Sul caso Cipro la sensazione è che qualcuno abbia forzato troppo la mano, finendo per ritrovarsi in un vicolo cieco. La teleconferenza di lunedì pomeriggio tra Bruxelles e Nicosia potrebbe portare ad uno “sconto”. Dopo la proposta europea di tassare i conti correnti nell’isola all’estremo sud del Mediterraneo al fine di prestare dieci miliardi di euro alle banche in apnea, gli euro burocrati si accorgono che il cerino potrebbe presto trasformarsi in un immenso rogo continentale e tentano una seppur parziale marcia indietro.

Prima che il parlamento cipriota sia chiamato. questo pomeriggio, al voto di una legge sì nazionale ma di paternità europea, la possibile modifica sul tavolo delle trattative è che fino a 20.000 euro non vi sia alcuna tassa; fino a 100mila euro il 6,75% (ma in molti vorrebbero azzerare anche questa), oltre i 100.000 euro il 9,90 per cento. La tassa dovrebbe essere calcolata sui saldi dei depositi presenti negli istituti finanziari alla chiusura delle attività di venerdì 15 marzo. Secondo la legge il valore delle azioni che alcuni istituti potrebbero girare ai correntisti come garanzia sarà determinato con decreto del ministro delle Finanze e pubblicato nella Gazzetta Ufficiale. Le azioni saranno convertibili in obbligazioni, a condizione che i depositi rimarranno tali per due anni. Il dibattito in Aula è previsto per le ore 18 ma occorrono 28 voti su 56 seggi per giungere al sì, numeri che al momento la maggioranza di centrodestra del filomerkeliano Nikos Anastasiadis non ha perché ferma a 20. E con già le porte chiuse da parte dei centristi di Lillikas, dei comunisti dell’Akel e dei verdi.

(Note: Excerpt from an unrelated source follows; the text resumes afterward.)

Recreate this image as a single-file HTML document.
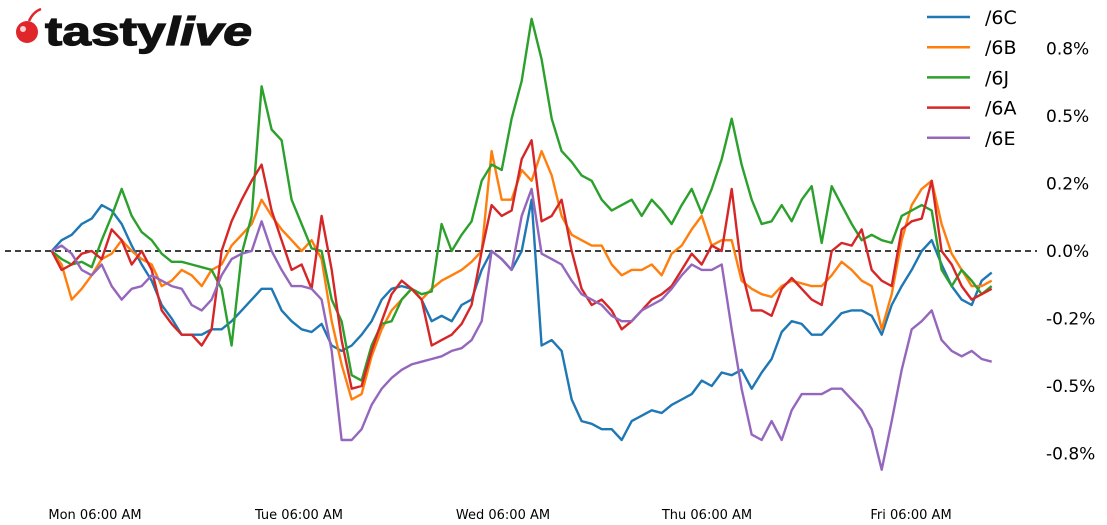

Ma lunedì 18 ci sarebbe stato anche un tentativo di fuga in avanti da parte dei russi. Secondo fonti giornalistiche locali, Mosca avrebbe gettato sul tavolo una proposta per garantire il gettito in entrata (così come chiede Bruxelles, ovvero Berlino) da 5,8 miliardi, ma garantendo i depositi dei cittadini stranieri e attingendo ai fondi pensione dei ciprioti. Che in quel caso sarebbero penalizzati due volte. L’obiettivo russo è quello di calmare il furore provocato dalla proposta choc per evitare la fuga massiccia di capitali verso altri istituti di credito, magari austriaci o baltici, circostanza che già ieri si sussurrava con insistenza in ambienti diplomatici anche italiani.

Tuttavia non  sono pochi gli analisti convinti del fatto che, sconto o meno, molti saranno i depositi russi a lasciare l’isola, con un danno non irrilevante per l’economia locale che di fatto può contare principalmente sul suo status di centro di intermediazione finanziaria. Commercialisti e banchieri ciprioti in queste ore stanno riferendo che da sabato scorso sono stati tempestati di richieste di titolari di depositi intenzionati a trasferire tutto fuori dall’isola, minacciando anche azioni legali. Ma contro chi? Si stima che, qualora la tassa europea dovesse vedere la luce, almeno il 50% della forza lavoro nel settore bancario cipriota andrebbe perduta, il che significherebbe aggravare ulteriormente la crisi occupazionale. Per questo alcuni quotidiani dell’isola chiedono a gran voce che si studi un modello economico diverso per Cipro. Evita di gettare acqua sul fuoco il ministro tedesco delle Finanze Schaeuble, secondo cui “chiunque investe i propri denari in un Paese dove paga meno tasse, deve sopportare i rischi connessi, questo è un fatto”, come ha detto in un’intervista all’emittente radiofonica Deutschlandfunk. Mentre a tentare almeno una minima correzione di rotta è il ministro degli Esteri Westerwelle che osserva come “sarebbe stato più intelligente escludere i piccoli risparmiatori”. Un po’ tardi per fermare tutto.

In più la paura fa novanta soprattutto nella vicina Grecia, tanto che oggi il popolare quotidiano To Vima, noto per posizioni solitamente ovattate, si lancia in un titolo emblematico: “Stiamo vivendo la fine dell’eurozona?”. Con un attacco frontale alla Germania arrogante, rea di procedere scansionata dalle “ossessioni di Schaeuble per l’euro” e intenzionata “a punire quanti hanno rischiato in economie indebitate”. E si chiede: “Non solo Greci: spagnoli, italiani, portoghesi, estoni ora che faranno? E soprattutto, se il nodo è la concentrazione di depositi, perché prendersela con Cipro e non con Lussemburgo?”.